The World Bank today issued an update on the Kenyan economy indicating that it had reduced Kenya’s economic growth forecast in 2012 from 5% to 4.3%. This it has said is due to the high lending rates experienced in the country earlier in the year. It also predicted that the economy will recover to a growth rate of 5% in 2013.
The growth had taken a nose dive earlier in the year to a low of 3.5% due to high lending rates which hit an average high of 25%. This was occasioned by central bank increasing its base lending rate to 18% to curb high inflation and unstable exchange rate. This meant that key economic sectors such as construction and real estate were slowed down considerably hence the country’s inability to meet its growth projection.
The central bank has since reduced its base lending rate to 11% following a decline of the inflation rate to single digit and the now exchange rates.

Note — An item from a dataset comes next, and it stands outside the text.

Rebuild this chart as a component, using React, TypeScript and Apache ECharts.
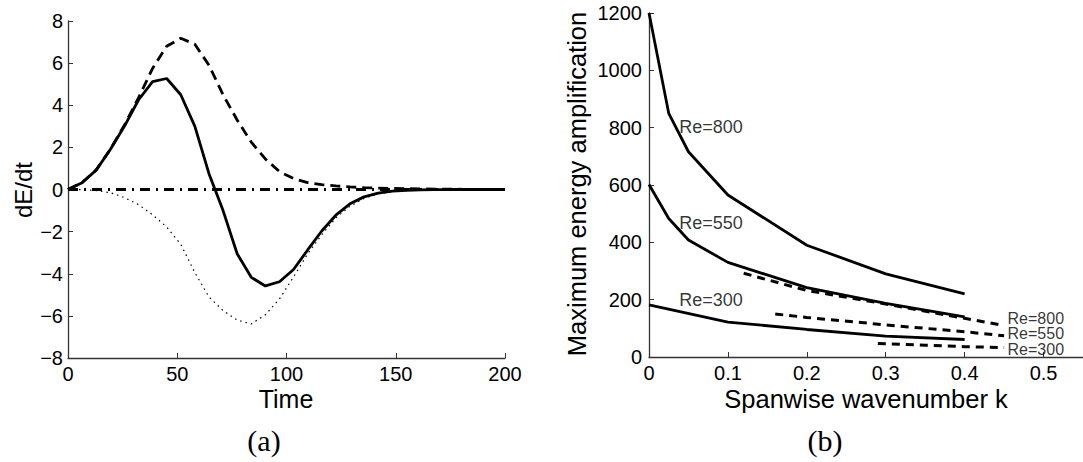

However, the World Bank highlighted that the projected growth in 2013 will be highly dependent on the country’s political situation during and after general election scheduled for March 2013. During the post poll chaos of 2007-2008 the economic growth fell from a high of 7% to 2%.
Other factors that might affect Kenya’s growth prospects in 2013 include global economic issues such as the persistent debt crisis in Europe which affects exchange rates and key economic sectors such horticulture and tourism.
Also highlighted was the perennial unemployment problem in county. It is estimated that Kenya produces 800,000 new job seekers every year against 50,000 jobs created by economy in a similar period.